Source records:
⁂

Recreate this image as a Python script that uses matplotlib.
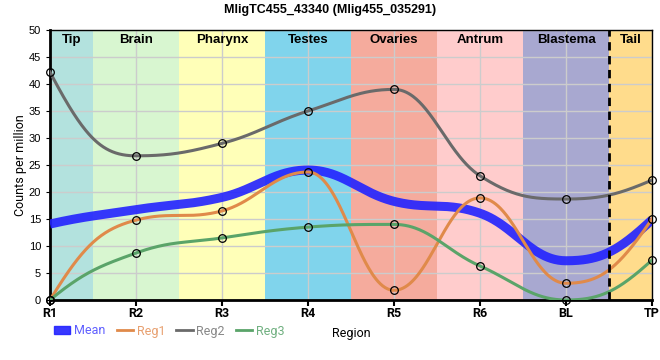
import numpy as np
import matplotlib
matplotlib.use('Agg')
import matplotlib.pyplot as plt
from matplotlib.patches import Patch
from matplotlib.lines import Line2D

# Data
ticks = ['R1', 'R2', 'R3', 'R4', 'R5', 'R6', 'BL', 'TP']
reg1 = [0.0, 14.8, 16.5, 23.7, 1.8, 18.9, 3.1, 15.0]
reg2 = [42.2, 26.7, 29.0, 35.0, 39.0, 23.0, 18.7, 22.2]
reg3 = [0.0, 8.7, 11.5, 13.5, 14.0, 6.3, 0.0, 7.4]

regions = ['Tip', 'Brain', 'Pharynx', 'Testes', 'Ovaries', 'Antrum', 'Blastema', 'Tail']
region_colors = ['#b3e2de', '#d8f6d0', '#ffffb8', '#80d4ec', '#f5ab9d',
                 '#ffcccc', '#a8a8d0', '#ffdc8c']

SANS = ['Liberation Sans', 'DejaVu Sans']
ROBO = ['Roboto', 'DejaVu Sans']


# spline through the points: bezier control points pulled 40% toward the
# neighbours, kept level at local extremes (so no false peaks)
def spline(x, y, steps=80):
    x = [float(v) for v in x]
    y = [float(v) for v in y]
    n = len(x)
    sm = 1.5
    lc = [(x[i], y[i]) for i in range(n)]
    rc = [(x[i], y[i]) for i in range(n)]
    for i in range(1, n - 1):
        lcx = (sm * x[i] + x[i - 1]) / (sm + 1)
        lcy = (sm * y[i] + y[i - 1]) / (sm + 1)
        rcx = (sm * x[i] + x[i + 1]) / (sm + 1)
        rcy = (sm * y[i] + y[i + 1]) / (sm + 1)
        corr = (rcy - lcy) * (rcx - x[i]) / (rcx - lcx) + y[i] - rcy
        lcy += corr
        rcy += corr
        if lcy > y[i - 1] and lcy > y[i]:
            lcy = max(y[i - 1], y[i])
            rcy = 2 * y[i] - lcy
        elif lcy < y[i - 1] and lcy < y[i]:
            lcy = min(y[i - 1], y[i])
            rcy = 2 * y[i] - lcy
        if rcy > y[i + 1] and rcy > y[i]:
            rcy = max(y[i + 1], y[i])
            lcy = 2 * y[i] - rcy
        elif rcy < y[i + 1] and rcy < y[i]:
            rcy = min(y[i + 1], y[i])
            lcy = 2 * y[i] - rcy
        lc[i] = (lcx, lcy)
        rc[i] = (rcx, rcy)

    # end points: steepish tangent, control kept between the end and its
    # neighbour's control so the first / last piece bends only one way
    f = 1 / (sm + 1)
    for end, nb, ctrl in ((0, 1, lc[1]), (n - 1, n - 2, rc[n - 2])):
        h = x[nb] - x[end]
        s = (y[nb] - y[end]) / h
        t = (rc[nb][1] - lc[nb][1]) / (rc[nb][0] - lc[nb][0])
        m = 1.3 * (3 * s - t) / 2
        cy = y[end] + f * h * m
        lo, hi = sorted((y[end], ctrl[1]))
        cy = min(max(cy, lo), hi)
        pt = (x[end] + f * h, cy)
        if end == 0:
            rc[0] = pt
        else:
            lc[-1] = pt

    u = np.linspace(0, 1, steps)
    bx, by = [], []
    for i in range(1, n):
        p0 = np.array([x[i - 1], y[i - 1]])
        c1 = np.array(rc[i - 1])
        c2 = np.array(lc[i])
        p3 = np.array([x[i], y[i]])
        pts = (((1 - u) ** 3)[:, None] * p0 + (3 * (1 - u) ** 2 * u)[:, None] * c1 +
               (3 * (1 - u) * u ** 2)[:, None] * c2 + (u ** 3)[:, None] * p3)
        bx.extend(pts[:, 0])
        by.extend(pts[:, 1])
    return np.array(bx), np.array(by)


xi = np.arange(len(ticks))
mean = (np.array(reg1) + np.array(reg2) + np.array(reg3)) / 3

fig = plt.figure(figsize=(6.6, 3.6), dpi=100)
ax = fig.add_axes([50 / 660, 60 / 360, 602 / 660, 270 / 360])

# region bands
for i, (name, col) in enumerate(zip(regions, region_colors)):
    lo = max(i - 0.5, 0)
    hi = min(i + 0.5, len(ticks) - 1)
    ax.axvspan(lo, hi, color=col, lw=0, zorder=0)
    ax.text((lo + hi) / 2, 48.2, name, ha='center', va='center',
            fontsize=9.5, fontweight='bold', family=SANS, zorder=5)

ax.axvline(6.5, color='black', ls=(0, (3, 2)), lw=2, zorder=4)

c1, c2, c3, cm = '#e08a4a', '#6a6a6a', '#5aa469', '#2222ff'
ax.plot(*spline(xi, mean), color=cm, lw=6.5, alpha=0.9,
        solid_capstyle='butt', zorder=3)
ax.plot(*spline(xi, reg1), color=c1, lw=2.2, zorder=3)
ax.plot(*spline(xi, reg2), color=c2, lw=2.2, zorder=3)
ax.plot(*spline(xi, reg3), color=c3, lw=2.2, zorder=3)
for vals in (reg1, reg2, reg3):
    ax.plot(xi, vals, 'o', mfc='none', mec='black', ms=5.5, mew=0.9,
            zorder=6, clip_on=False)

ax.set_xlim(0, len(ticks) - 1)
ax.set_ylim(0, 50)
ax.set_xticks(xi)
ax.set_xticklabels(ticks, fontsize=9, fontweight='bold', family=ROBO)
ax.set_yticks(np.arange(0, 51, 5))
ax.set_yticklabels([str(v) for v in range(0, 51, 5)], fontsize=8, family=SANS)
ax.tick_params(axis='y', length=3)
ax.tick_params(axis='x', length=4, width=1.5, pad=1)
ax.grid(True, color='#cccccc', lw=1, zorder=1)
ax.set_axisbelow(True)
for side in ('left', 'bottom'):
    ax.spines[side].set_linewidth(2)
for side in ('top', 'right'):
    ax.spines[side].set_linewidth(1)

ax.set_ylabel('Counts per million', fontsize=9, labelpad=1, family=ROBO)
ax.set_xlabel('Region', fontsize=9, labelpad=5, family=ROBO)
fig.text(0.5, 0.972, 'MligTC455_43340 (Mlig455_035291)', ha='center',
         va='center', fontsize=9, fontweight='bold', family=SANS)

handles = [Patch(color=cm, alpha=0.9),
           Line2D([], [], color=c1, lw=2),
           Line2D([], [], color=c2, lw=2),
           Line2D([], [], color=c3, lw=2)]
leg = fig.legend(handles, ['Mean', 'Reg1', 'Reg2', 'Reg3'], ncol=4,
                 loc='center left', bbox_to_anchor=(54 / 660, 1 - 331 / 360),
                 frameon=False, prop={'family': ROBO, 'size': 9},
                 handlelength=1.3, handleheight=0.55, handletextpad=0.3,
                 columnspacing=0.9, borderaxespad=0, borderpad=0)
for txt, col in zip(leg.get_texts(), ['#6060ff', '#e8a070', '#888888', '#70b080']):
    txt.set_color(col)

fig.savefig('out.png', dpi=100)
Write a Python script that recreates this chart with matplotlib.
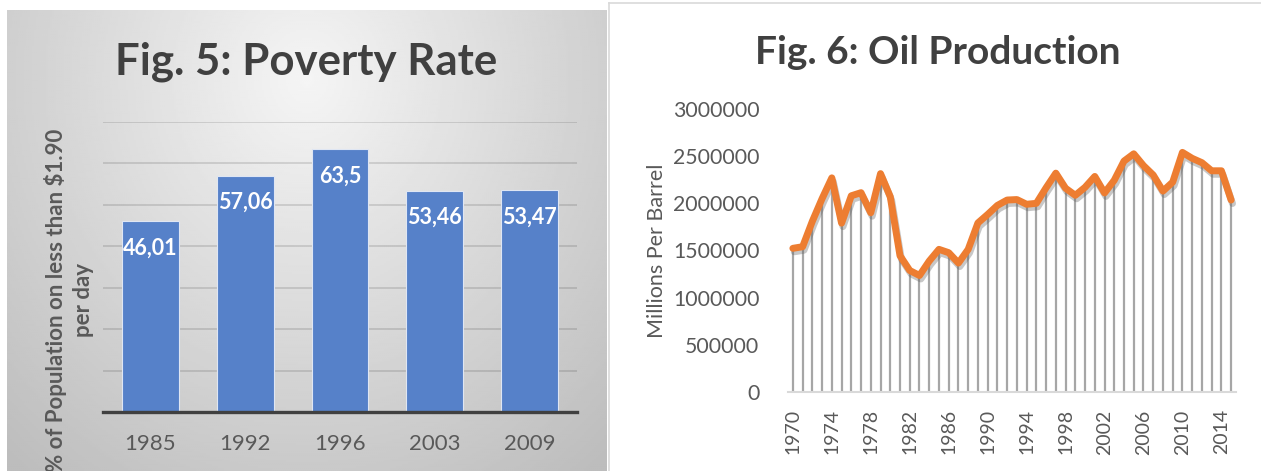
import matplotlib
matplotlib.use('Agg')
import matplotlib.pyplot as plt
import matplotlib.patheffects as pe
import numpy as np

plt.rcParams['font.family'] = ['Lato', 'DejaVu Sans']

# Fig. 5 data
pov_years = ['1985', '1992', '1996', '2003', '2009']
pov_rate = [46.01, 57.06, 63.5, 53.46, 53.47]
pov_labels = ['46,01', '57,06', '63,5', '53,46', '53,47']

# Fig. 6 data
oil_years = list(range(1970, 2016))
oil_prod = [1523000, 1540000, 1810000, 2050000, 2270000, 1790000, 2080000, 2113000,
            1900000, 2315000, 2070000, 1445000, 1288000, 1235000, 1388000, 1512000,
            1477000, 1367000, 1512000, 1792000, 1882000, 1978000, 2035000, 2040000,
            1990000, 2000000, 2165000, 2320000, 2160000, 2085000, 2170000, 2285000,
            2110000, 2245000, 2448000, 2525000, 2400000, 2300000, 2130000, 2225000,
            2540000, 2477000, 2431000, 2345000, 2345000, 2035000]

W, H = 1261, 471
fig = plt.figure(figsize=(W / 100, H / 100), dpi=100)

def fx(px):
    return px / W

def fy(py):
    return 1 - py / H

# left panel gradient background
bg = fig.add_axes([fx(7), 0, fx(600), fy(10)])
gx, gy = np.meshgrid(np.linspace(0, 1, 300), np.linspace(0, 1, 240))
r = np.sqrt(((gx - 0.5) / 0.75) ** 2 + ((gy - 0.15) / 1.1) ** 2)
shade = 0.96 - 0.22 * np.clip(r, 0, 1)
bg.imshow(shade, cmap='gray', vmin=0, vmax=1, aspect='auto', extent=[0, 1, 0, 1])
bg.set_axis_off()

# right panel border
fig.add_artist(plt.Line2D([fx(609), fx(609)], [0, fy(3)], color='#d9d9d9', lw=1.2))
fig.add_artist(plt.Line2D([fx(609), 1], [fy(3), fy(3)], color='#d9d9d9', lw=1.2))

# ---- Fig. 5 ----
ax1 = fig.add_axes([fx(103), fy(412), fx(474), fy(122) - fy(412)])
ax1.patch.set_alpha(0)
xpos = np.arange(len(pov_years))
ax1.bar(xpos, pov_rate, width=0.6, color='#5681c9', edgecolor='#dfe6f3', lw=0.8, zorder=3)
ax1.set_xlim(-0.5, len(pov_years) - 0.5)
ax1.set_ylim(0, 70)
ax1.set_yticks(np.arange(10, 71, 10))
ax1.yaxis.grid(True, color='black', alpha=0.13, lw=1.3, zorder=0)
ax1.set_axisbelow(True)
for s in ['left', 'right', 'top']:
    ax1.spines[s].set_visible(False)
ax1.spines['bottom'].set_color('#404040')
ax1.spines['bottom'].set_linewidth(2.4)
ax1.spines['bottom'].set_zorder(4)
ax1.tick_params(axis='y', left=False, labelleft=False)
ax1.tick_params(axis='x', bottom=False, pad=12, labelsize=16, labelcolor='#595959')
ax1.set_xticks(xpos)
ax1.set_xticklabels(pov_years)
for x, v, lab in zip(xpos, pov_rate, pov_labels):
    ax1.annotate(lab, (x, v), xytext=(0, -27), textcoords='offset pixels',
                 ha='center', va='center', color='white', fontsize=15.5,
                 fontweight='bold', zorder=5)

fig.text(fx(306), fy(62), 'Fig. 5: Poverty Rate', ha='center', va='center',
         fontsize=31.5, fontweight='bold', color='#404040')
fig.text(fx(69), fy(300), '% of Population on less than $1.90\nper day',
         rotation=90, ha='center', va='center', multialignment='center',
         fontsize=16, fontweight='bold', color='#595959', linespacing=1.35)

# ---- Fig. 6 ----
ax2 = fig.add_axes([fx(788), fy(392), fx(448), fy(109) - fy(392)])
xi = np.arange(len(oil_years))
ax2.vlines(xi, 0, oil_prod, color='#a6a6a6', lw=1.6, zorder=2)
ax2.plot(xi, oil_prod, color='#ed7d31', lw=5, solid_joinstyle='round',
         solid_capstyle='round', zorder=3,
         path_effects=[pe.SimpleLineShadow(offset=(1, -2.5), shadow_color='#606060', alpha=0.35),
                       pe.Normal()])
ax2.set_xlim(-0.5, len(oil_years) - 0.5)
ax2.set_ylim(0, 3000000)
ax2.set_yticks(np.arange(0, 3000001, 500000))
ax2.set_yticklabels([str(v) for v in range(0, 3000001, 500000)])
ax2.set_xticks(xi[::4])
ax2.set_xticklabels([str(y) for y in oil_years[::4]], rotation=90)
for s in ['left', 'right', 'top']:
    ax2.spines[s].set_visible(False)
ax2.spines['bottom'].set_color('#d9d9d9')
ax2.spines['bottom'].set_linewidth(1.5)
ax2.tick_params(axis='y', left=False, pad=17, labelsize=15.3, labelcolor='#595959')
ax2.tick_params(axis='x', bottom=False, pad=9, labelsize=14, labelcolor='#595959')
ax2.set_ylabel('Millions Per Barrel', fontsize=15.5, color='#595959')
ax2.yaxis.set_label_coords((667 - 788) / 448, 0.5)

fig.text(fx(938), fy(52), 'Fig. 6: Oil Production', ha='center', va='center',
         fontsize=28, fontweight='bold', color='#404040')

fig.savefig('out.png', dpi=100)
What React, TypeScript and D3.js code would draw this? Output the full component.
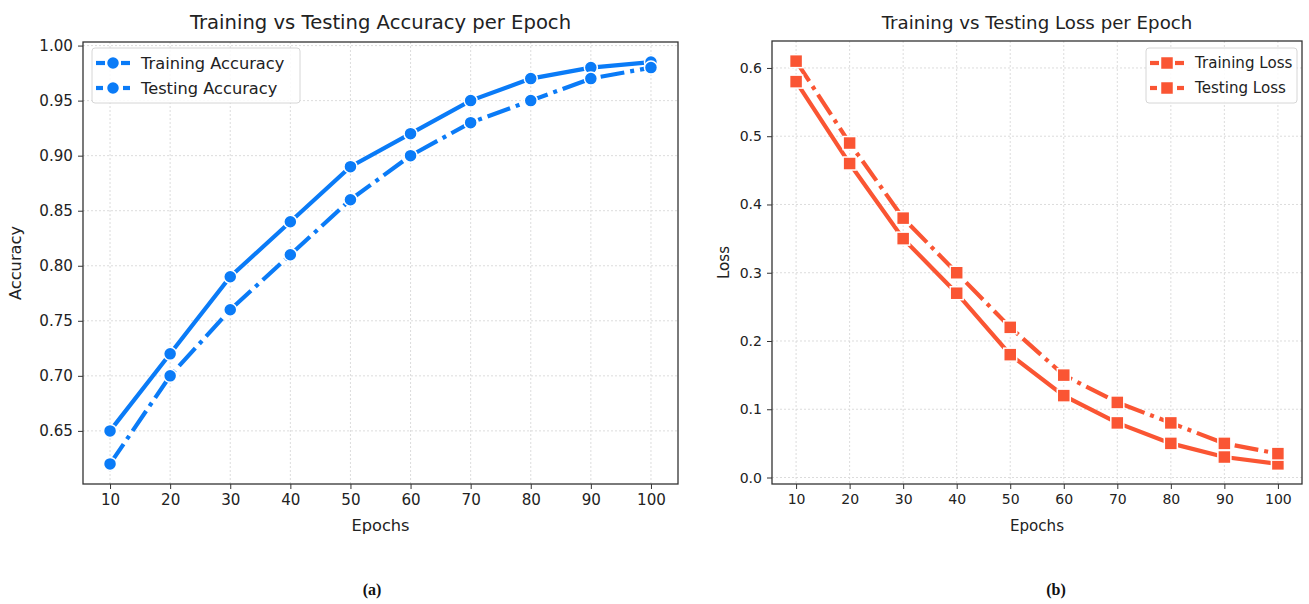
import React, { useEffect, useRef } from "react";
import * as d3 from "d3";

const epochs = [10, 20, 30, 40, 50, 60, 70, 80, 90, 100];
const trainAcc = [0.65, 0.72, 0.79, 0.84, 0.89, 0.92, 0.95, 0.97, 0.98, 0.985];
const testAcc = [0.62, 0.7, 0.76, 0.81, 0.86, 0.9, 0.93, 0.95, 0.97, 0.98];
const trainLoss = [0.58, 0.46, 0.35, 0.27, 0.18, 0.12, 0.08, 0.05, 0.03, 0.02];
const testLoss = [0.61, 0.49, 0.38, 0.3, 0.22, 0.15, 0.11, 0.08, 0.05, 0.035];
const accTicks = [0.65, 0.7, 0.75, 0.8, 0.85, 0.9, 0.95, 1.0];
const lossTicks = [0, 0.1, 0.2, 0.3, 0.4, 0.5, 0.6];

const BLUE = "#0a7bf7";
const ORANGE = "#fa5533";
const FONT = "DejaVu Sans, sans-serif";

type PanelCfg = {
  left: number; right: number; top: number; bottom: number;
  title: string; ylabel: string; ylabelX: number;
  train: number[]; test: number[]; yTicks: number[]; yFmt: (v: number) => string;
  color: string; marker: "circle" | "square";
  names: [string, string];
  legend: { x: number; y: number; w: number; h: number };
  caption: string; captionX: number; fs: number;
};

const panels: PanelCfg[] = [
  {
    left: 83, right: 678, top: 42, bottom: 484,
    title: "Training vs Testing Accuracy per Epoch", ylabel: "Accuracy", ylabelX: 21,
    train: trainAcc, test: testAcc, yTicks: accTicks, yFmt: d3.format(".2f"),
    color: BLUE, marker: "circle", names: ["Training Accuracy", "Testing Accuracy"],
    legend: { x: 92, y: 48, w: 208, h: 55 }, caption: "(a)", captionX: 372, fs: 1.12,
  },
  {
    left: 772, right: 1302, top: 41, bottom: 484,
    title: "Training vs Testing Loss per Epoch", ylabel: "Loss", ylabelX: 729,
    train: trainLoss, test: testLoss, yTicks: lossTicks, yFmt: d3.format(".1f"),
    color: ORANGE, marker: "square", names: ["Training Loss", "Testing Loss"],
    legend: { x: 1146, y: 48, w: 151, h: 55 }, caption: "(b)", captionX: 1056, fs: 1.04,
  },
];

export default function App() {
  const ref = useRef<SVGSVGElement>(null);
  useEffect(() => {
    const svg = d3.select(ref.current);
    svg.selectAll("*").remove();

    panels.forEach((p) => {
      const g = svg.append("g");
      const x = d3.scaleLinear().domain([5.5, 104.5]).range([p.left, p.right]);
      const all = p.train.concat(p.test);
      const lo = d3.min(all)!, hi = d3.max(all)!;
      const m = (hi - lo) * 0.05;
      const y = d3.scaleLinear().domain([lo - m, hi + m]).range([p.bottom, p.top]);

      // grid
      g.selectAll(".gx").data(epochs).join("line")
        .attr("x1", (d) => x(d)).attr("x2", (d) => x(d))
        .attr("y1", p.top).attr("y2", p.bottom)
        .attr("stroke", "#d8d8d8").attr("stroke-width", 0.9).attr("stroke-dasharray", "2,2");
      g.selectAll(".gy").data(p.yTicks).join("line")
        .attr("y1", (d) => y(d)).attr("y2", (d) => y(d))
        .attr("x1", p.left).attr("x2", p.right)
        .attr("stroke", "#d8d8d8").attr("stroke-width", 0.9).attr("stroke-dasharray", "2,2");

      // axes
      const xAxis = d3.axisBottom(x).tickValues(epochs).tickSize(5).tickPadding(5).tickFormat(d3.format("d"));
      const ax = g.append("g").attr("transform", `translate(0,${p.bottom})`).call(xAxis);
      const yAxis = d3.axisLeft(y).tickValues(p.yTicks).tickSize(5).tickPadding(5).tickFormat((d) => p.yFmt(d as number));
      const ay = g.append("g").attr("transform", `translate(${p.left},0)`).call(yAxis);
      [ax, ay].forEach((a) => {
        a.select(".domain").remove();
        a.selectAll("line").attr("stroke", "#333").attr("stroke-width", 1);
        a.selectAll("text").attr("fill", "#222").style("font-family", FONT).style("font-size", `${13.5 * p.fs}px`);
      });

      // frame
      g.append("rect").attr("x", p.left).attr("y", p.top)
        .attr("width", p.right - p.left).attr("height", p.bottom - p.top)
        .attr("fill", "none").attr("stroke", "#333").attr("stroke-width", 1.3);

      // lines
      const line = d3.line<number>().x((_, i) => x(epochs[i])).y((d) => y(d));
      g.append("path").attr("d", line(p.train)!).attr("fill", "none")
        .attr("stroke", p.color).attr("stroke-width", 4.2);
      g.append("path").attr("d", line(p.test)!).attr("fill", "none")
        .attr("stroke", p.color).attr("stroke-width", 4.2).attr("stroke-dasharray", "24,6,4,6");

      const drawMarkers = (vals: number[]) => {
        if (p.marker === "circle") {
          g.selectAll(null).data(vals).join("circle")
            .attr("cx", (_, i) => x(epochs[i])).attr("cy", (d) => y(d)).attr("r", 6.5)
            .attr("fill", p.color).attr("stroke", "#fff").attr("stroke-width", 1.5);
        } else {
          g.selectAll(null).data(vals).join("rect")
            .attr("x", (_, i) => x(epochs[i]) - 6.5).attr("y", (d) => y(d) - 6.5)
            .attr("width", 13).attr("height", 13)
            .attr("fill", p.color).attr("stroke", "#fff").attr("stroke-width", 1.5);
        }
      };
      drawMarkers(p.train);
      drawMarkers(p.test);

      // title and labels
      g.append("text").attr("x", (p.left + p.right) / 2).attr("y", 29)
        .attr("text-anchor", "middle").style("font-family", FONT).style("font-size", `${17.5 * p.fs}px`)
        .attr("fill", "#222").text(p.title);
      g.append("text").attr("x", (p.left + p.right) / 2).attr("y", 531)
        .attr("text-anchor", "middle").style("font-family", FONT).style("font-size", `${14.5 * p.fs}px`)
        .attr("fill", "#222").text("Epochs");
      g.append("text").attr("transform", `translate(${p.ylabelX},${(p.top + p.bottom) / 2}) rotate(-90)`)
        .attr("text-anchor", "middle").style("font-family", FONT).style("font-size", `${14.5 * p.fs}px`)
        .attr("fill", "#222").text(p.ylabel);

      // legend
      const L = p.legend;
      g.append("rect").attr("x", L.x).attr("y", L.y).attr("width", L.w).attr("height", L.h)
        .attr("rx", 3).attr("fill", "#fff").attr("fill-opacity", 0.85)
        .attr("stroke", "#d6d6d6").attr("stroke-width", 1);
      p.names.forEach((name, i) => {
        const cy = L.y + 15 + i * 25;
        const x0 = L.x + 4, x1 = L.x + 38, mx = (x0 + x1) / 2;
        const segs = i === 0 ? [[x0, mx - 8], [mx + 8, x1]] : [[x0, x0 + 7], [x1 - 7, x1]];
        segs.forEach(([a, b]) => {
          g.append("line").attr("x1", a).attr("x2", b).attr("y1", cy).attr("y2", cy)
            .attr("stroke", p.color).attr("stroke-width", 4.2);
        });
        if (p.marker === "circle") {
          g.append("circle").attr("cx", mx).attr("cy", cy).attr("r", 6.5)
            .attr("fill", p.color).attr("stroke", "#fff").attr("stroke-width", 1.5);
        } else {
          g.append("rect").attr("x", mx - 6.5).attr("y", cy - 6.5).attr("width", 13).attr("height", 13)
            .attr("fill", p.color).attr("stroke", "#fff").attr("stroke-width", 1.5);
        }
        g.append("text").attr("x", L.x + 49).attr("y", cy).attr("dy", "0.35em")
          .style("font-family", FONT).style("font-size", `${14.5 * p.fs}px`).attr("fill", "#222").text(name);
      });

      // caption
      svg.append("text").attr("x", p.captionX).attr("y", 595).attr("text-anchor", "middle")
        .style("font-family", "Liberation Serif, serif").style("font-size", "16px")
        .style("font-weight", "bold").attr("fill", "#111").text(p.caption);
    });
  }, []);

  return (
    <svg ref={ref} width={1309} height={604}
      style={{ position: "absolute", left: 0, top: 0, background: "#fff" }} />
  );
}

⁂

Directive:
Could you quote, word for word, only the lines from the one containing "Write a Python" through the one containing "plt.rcParams['font.family'] = ['Lato', 'DejaVu", both included, and leave out any pictures?

Exercise response:
Write a Python script that recreates this chart with matplotlib.
import matplotlib
matplotlib.use('Agg')
import matplotlib.pyplot as plt
import matplotlib.patheffects as pe
import numpy as np

plt.rcParams['font.family'] = ['Lato', 'DejaVu Sans']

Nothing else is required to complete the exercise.